> [GIVEN INFORMATION]
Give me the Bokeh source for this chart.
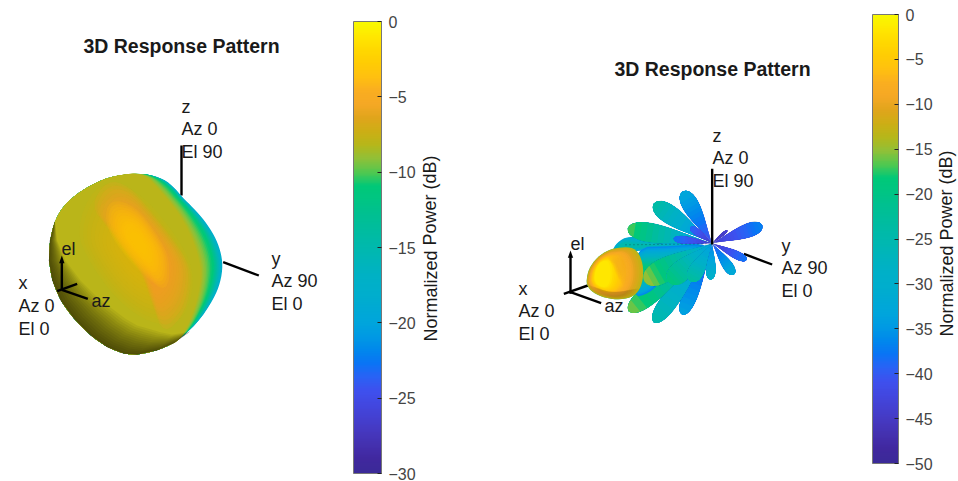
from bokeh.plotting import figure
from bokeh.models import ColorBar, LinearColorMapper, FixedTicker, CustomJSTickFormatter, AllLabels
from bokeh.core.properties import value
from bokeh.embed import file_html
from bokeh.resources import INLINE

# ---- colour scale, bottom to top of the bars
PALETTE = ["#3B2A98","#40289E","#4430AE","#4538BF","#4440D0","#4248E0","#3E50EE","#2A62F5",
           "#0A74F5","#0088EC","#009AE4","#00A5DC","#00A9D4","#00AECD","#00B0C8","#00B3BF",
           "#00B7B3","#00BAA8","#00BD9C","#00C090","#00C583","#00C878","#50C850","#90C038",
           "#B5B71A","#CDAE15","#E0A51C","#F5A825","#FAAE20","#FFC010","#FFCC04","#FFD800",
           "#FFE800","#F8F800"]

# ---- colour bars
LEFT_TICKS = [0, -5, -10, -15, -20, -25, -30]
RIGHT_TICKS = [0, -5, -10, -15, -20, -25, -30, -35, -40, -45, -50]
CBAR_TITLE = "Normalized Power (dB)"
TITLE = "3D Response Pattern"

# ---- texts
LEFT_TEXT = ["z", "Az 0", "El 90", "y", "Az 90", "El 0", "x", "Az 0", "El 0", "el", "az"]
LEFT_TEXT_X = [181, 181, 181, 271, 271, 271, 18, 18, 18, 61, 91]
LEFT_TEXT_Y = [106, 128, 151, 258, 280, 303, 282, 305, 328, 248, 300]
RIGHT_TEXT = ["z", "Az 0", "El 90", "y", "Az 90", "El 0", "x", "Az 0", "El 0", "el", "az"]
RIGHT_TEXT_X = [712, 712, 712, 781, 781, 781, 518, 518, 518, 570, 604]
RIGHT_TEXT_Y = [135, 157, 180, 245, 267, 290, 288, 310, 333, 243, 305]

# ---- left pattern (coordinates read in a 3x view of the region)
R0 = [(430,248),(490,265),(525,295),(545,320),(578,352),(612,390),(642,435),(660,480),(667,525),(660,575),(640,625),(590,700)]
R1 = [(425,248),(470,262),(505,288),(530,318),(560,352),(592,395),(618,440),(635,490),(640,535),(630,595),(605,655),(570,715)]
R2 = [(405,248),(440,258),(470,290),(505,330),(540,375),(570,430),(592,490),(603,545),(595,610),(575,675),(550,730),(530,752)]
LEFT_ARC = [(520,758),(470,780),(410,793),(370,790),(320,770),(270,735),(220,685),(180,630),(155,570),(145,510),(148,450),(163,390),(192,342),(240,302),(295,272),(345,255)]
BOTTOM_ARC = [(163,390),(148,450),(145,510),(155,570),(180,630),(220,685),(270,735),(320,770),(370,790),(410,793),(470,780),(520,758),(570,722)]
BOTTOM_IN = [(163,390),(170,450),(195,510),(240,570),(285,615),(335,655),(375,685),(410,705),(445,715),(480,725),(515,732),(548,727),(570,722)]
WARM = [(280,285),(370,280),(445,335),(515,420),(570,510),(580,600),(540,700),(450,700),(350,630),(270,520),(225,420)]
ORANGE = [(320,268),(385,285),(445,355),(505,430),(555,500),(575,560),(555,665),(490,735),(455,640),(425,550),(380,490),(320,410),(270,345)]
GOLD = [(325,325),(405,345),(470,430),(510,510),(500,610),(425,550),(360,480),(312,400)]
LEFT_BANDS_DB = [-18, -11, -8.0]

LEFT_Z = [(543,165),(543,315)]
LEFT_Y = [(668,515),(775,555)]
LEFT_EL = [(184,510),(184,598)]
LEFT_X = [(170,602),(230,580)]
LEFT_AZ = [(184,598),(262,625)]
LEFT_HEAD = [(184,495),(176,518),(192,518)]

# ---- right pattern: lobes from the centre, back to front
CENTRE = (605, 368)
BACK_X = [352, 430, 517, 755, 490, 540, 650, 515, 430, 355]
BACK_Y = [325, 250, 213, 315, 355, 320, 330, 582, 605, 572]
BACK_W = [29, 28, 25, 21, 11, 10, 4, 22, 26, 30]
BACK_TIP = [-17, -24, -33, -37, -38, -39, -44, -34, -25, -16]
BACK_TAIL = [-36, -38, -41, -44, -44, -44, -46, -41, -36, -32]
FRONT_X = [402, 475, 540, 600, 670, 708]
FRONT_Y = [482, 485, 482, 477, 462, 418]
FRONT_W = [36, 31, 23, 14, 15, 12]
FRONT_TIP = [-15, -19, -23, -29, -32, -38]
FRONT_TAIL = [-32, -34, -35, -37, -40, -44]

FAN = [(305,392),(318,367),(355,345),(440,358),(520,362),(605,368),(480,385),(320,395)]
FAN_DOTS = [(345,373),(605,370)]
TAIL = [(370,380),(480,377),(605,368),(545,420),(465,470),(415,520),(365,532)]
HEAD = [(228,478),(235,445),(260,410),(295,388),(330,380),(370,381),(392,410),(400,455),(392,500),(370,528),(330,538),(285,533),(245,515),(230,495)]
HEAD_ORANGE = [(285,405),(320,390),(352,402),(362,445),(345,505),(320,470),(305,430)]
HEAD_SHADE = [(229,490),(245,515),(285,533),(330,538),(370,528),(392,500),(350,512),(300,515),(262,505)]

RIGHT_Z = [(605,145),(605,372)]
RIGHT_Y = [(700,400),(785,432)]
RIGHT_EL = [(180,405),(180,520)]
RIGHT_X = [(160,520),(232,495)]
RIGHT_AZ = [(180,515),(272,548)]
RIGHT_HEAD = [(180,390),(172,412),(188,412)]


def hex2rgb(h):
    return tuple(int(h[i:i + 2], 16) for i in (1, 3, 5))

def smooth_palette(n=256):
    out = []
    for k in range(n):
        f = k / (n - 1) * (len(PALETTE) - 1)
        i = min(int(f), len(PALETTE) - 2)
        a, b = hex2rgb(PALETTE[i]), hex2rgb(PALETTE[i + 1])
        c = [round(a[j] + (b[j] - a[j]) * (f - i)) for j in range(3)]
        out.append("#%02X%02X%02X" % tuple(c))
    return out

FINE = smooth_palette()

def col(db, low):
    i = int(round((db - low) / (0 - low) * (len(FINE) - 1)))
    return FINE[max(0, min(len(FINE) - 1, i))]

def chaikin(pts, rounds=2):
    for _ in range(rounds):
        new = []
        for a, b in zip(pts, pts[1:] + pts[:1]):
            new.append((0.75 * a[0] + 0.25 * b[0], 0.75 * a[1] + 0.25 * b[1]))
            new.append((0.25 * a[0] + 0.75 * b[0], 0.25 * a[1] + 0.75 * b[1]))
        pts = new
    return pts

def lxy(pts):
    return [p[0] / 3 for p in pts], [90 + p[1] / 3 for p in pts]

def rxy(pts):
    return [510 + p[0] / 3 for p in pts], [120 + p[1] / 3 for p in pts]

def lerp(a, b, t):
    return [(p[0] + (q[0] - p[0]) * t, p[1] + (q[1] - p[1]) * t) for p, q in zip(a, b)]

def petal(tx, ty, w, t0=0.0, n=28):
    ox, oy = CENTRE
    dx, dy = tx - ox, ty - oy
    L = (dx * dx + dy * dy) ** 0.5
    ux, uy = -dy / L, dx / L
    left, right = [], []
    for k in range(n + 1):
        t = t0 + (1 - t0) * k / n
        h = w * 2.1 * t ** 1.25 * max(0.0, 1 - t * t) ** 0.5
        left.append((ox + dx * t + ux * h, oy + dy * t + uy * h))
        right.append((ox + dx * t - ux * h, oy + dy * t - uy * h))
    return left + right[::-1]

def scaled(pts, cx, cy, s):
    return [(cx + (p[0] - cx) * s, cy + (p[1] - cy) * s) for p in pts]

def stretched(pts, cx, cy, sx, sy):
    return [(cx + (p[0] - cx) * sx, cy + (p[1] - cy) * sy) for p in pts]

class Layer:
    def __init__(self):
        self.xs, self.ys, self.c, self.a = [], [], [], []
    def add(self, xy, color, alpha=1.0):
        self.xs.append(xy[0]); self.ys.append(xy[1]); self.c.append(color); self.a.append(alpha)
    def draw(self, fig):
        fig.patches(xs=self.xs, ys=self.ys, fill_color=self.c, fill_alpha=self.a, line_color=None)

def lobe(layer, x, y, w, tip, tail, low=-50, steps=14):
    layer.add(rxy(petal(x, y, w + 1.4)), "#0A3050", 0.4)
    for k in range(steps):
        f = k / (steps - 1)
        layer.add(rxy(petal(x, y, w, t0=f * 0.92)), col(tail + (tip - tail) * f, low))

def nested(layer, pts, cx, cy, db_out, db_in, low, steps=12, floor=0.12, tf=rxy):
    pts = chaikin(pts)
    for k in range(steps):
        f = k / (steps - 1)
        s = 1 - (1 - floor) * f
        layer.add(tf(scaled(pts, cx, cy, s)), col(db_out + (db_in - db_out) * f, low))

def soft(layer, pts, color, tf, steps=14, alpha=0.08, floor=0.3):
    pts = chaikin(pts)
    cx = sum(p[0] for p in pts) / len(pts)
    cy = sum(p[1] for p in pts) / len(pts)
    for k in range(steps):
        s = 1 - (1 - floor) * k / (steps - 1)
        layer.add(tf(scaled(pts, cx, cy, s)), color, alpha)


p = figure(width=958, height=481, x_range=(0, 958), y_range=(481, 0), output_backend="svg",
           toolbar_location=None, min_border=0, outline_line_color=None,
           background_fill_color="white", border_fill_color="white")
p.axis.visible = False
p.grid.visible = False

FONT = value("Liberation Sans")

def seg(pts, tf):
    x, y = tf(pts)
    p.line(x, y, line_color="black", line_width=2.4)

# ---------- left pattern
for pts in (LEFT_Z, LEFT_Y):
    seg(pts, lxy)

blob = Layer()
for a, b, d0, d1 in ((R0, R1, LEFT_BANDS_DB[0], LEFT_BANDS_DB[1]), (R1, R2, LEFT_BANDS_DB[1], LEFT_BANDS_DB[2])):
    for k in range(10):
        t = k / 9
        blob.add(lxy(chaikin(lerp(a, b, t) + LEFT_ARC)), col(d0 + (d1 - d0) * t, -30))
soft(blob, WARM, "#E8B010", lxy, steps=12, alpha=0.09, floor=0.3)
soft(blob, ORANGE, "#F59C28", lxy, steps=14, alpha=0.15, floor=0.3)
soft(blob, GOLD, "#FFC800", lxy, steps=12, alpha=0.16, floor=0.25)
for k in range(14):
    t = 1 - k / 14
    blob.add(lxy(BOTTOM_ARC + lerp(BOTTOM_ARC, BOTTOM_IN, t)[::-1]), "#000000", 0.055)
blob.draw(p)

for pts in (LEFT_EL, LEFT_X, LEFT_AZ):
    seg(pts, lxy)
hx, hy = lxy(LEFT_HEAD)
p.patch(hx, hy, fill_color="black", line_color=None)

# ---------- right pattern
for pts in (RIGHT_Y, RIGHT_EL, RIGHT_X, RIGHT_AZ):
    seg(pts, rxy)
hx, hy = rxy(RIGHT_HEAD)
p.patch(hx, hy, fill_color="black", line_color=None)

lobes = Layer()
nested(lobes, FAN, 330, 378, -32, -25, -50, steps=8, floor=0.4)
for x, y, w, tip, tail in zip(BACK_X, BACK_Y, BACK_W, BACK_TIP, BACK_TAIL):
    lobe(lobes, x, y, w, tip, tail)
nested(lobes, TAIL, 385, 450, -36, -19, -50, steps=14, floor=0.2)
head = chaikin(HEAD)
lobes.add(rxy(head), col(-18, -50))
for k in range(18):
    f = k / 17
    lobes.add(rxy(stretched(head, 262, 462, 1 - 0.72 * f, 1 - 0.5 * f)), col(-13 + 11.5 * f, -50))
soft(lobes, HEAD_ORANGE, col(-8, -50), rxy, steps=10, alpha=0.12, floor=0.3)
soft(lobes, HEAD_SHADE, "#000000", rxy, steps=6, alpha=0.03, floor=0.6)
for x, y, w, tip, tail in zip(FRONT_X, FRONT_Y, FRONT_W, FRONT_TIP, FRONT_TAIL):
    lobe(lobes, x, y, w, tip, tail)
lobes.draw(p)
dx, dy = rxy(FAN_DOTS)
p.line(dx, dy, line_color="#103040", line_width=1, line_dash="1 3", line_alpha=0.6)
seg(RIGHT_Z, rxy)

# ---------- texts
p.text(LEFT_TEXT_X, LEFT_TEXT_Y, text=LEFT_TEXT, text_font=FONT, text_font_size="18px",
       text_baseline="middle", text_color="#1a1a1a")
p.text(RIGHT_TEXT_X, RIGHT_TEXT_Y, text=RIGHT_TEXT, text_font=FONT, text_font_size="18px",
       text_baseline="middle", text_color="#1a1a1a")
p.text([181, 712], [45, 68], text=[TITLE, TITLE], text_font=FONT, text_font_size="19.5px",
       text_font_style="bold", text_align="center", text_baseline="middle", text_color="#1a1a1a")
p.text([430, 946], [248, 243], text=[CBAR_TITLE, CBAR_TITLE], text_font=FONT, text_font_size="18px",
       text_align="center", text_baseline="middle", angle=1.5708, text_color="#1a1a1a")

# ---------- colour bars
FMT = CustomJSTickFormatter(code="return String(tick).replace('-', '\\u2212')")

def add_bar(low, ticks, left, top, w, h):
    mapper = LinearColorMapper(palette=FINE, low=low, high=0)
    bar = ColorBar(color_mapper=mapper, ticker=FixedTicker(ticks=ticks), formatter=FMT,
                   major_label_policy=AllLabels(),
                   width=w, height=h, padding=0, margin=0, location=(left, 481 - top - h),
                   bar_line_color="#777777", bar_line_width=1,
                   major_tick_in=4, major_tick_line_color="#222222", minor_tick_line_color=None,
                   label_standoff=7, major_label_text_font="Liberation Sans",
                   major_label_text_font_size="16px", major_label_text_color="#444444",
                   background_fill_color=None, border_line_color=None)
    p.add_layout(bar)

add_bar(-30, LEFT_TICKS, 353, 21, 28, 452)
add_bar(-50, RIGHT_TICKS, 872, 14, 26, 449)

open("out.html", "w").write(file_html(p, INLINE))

> [INSTRUCTIONS FOR THE TASK]
Could the lines from the top of the material through the line with "333, 243, 305]" be repeated exactly, pictures left out?

> [PROBLEM SOLUTION]
Give me the Bokeh source for this chart.
from bokeh.plotting import figure
from bokeh.models import ColorBar, LinearColorMapper, FixedTicker, CustomJSTickFormatter, AllLabels
from bokeh.core.properties import value
from bokeh.embed import file_html
from bokeh.resources import INLINE

# ---- colour scale, bottom to top of the bars
PALETTE = ["#3B2A98","#40289E","#4430AE","#4538BF","#4440D0","#4248E0","#3E50EE","#2A62F5",
           "#0A74F5","#0088EC","#009AE4","#00A5DC","#00A9D4","#00AECD","#00B0C8","#00B3BF",
           "#00B7B3","#00BAA8","#00BD9C","#00C090","#00C583","#00C878","#50C850","#90C038",
           "#B5B71A","#CDAE15","#E0A51C","#F5A825","#FAAE20","#FFC010","#FFCC04","#FFD800",
           "#FFE800","#F8F800"]

# ---- colour bars
LEFT_TICKS = [0, -5, -10, -15, -20, -25, -30]
RIGHT_TICKS = [0, -5, -10, -15, -20, -25, -30, -35, -40, -45, -50]
CBAR_TITLE = "Normalized Power (dB)"
TITLE = "3D Response Pattern"

# ---- texts
LEFT_TEXT = ["z", "Az 0", "El 90", "y", "Az 90", "El 0", "x", "Az 0", "El 0", "el", "az"]
LEFT_TEXT_X = [181, 181, 181, 271, 271, 271, 18, 18, 18, 61, 91]
LEFT_TEXT_Y = [106, 128, 151, 258, 280, 303, 282, 305, 328, 248, 300]
RIGHT_TEXT = ["z", "Az 0", "El 90", "y", "Az 90", "El 0", "x", "Az 0", "El 0", "el", "az"]
RIGHT_TEXT_X = [712, 712, 712, 781, 781, 781, 518, 518, 518, 570, 604]
RIGHT_TEXT_Y = [135, 157, 180, 245, 267, 290, 288, 310, 333, 243, 305]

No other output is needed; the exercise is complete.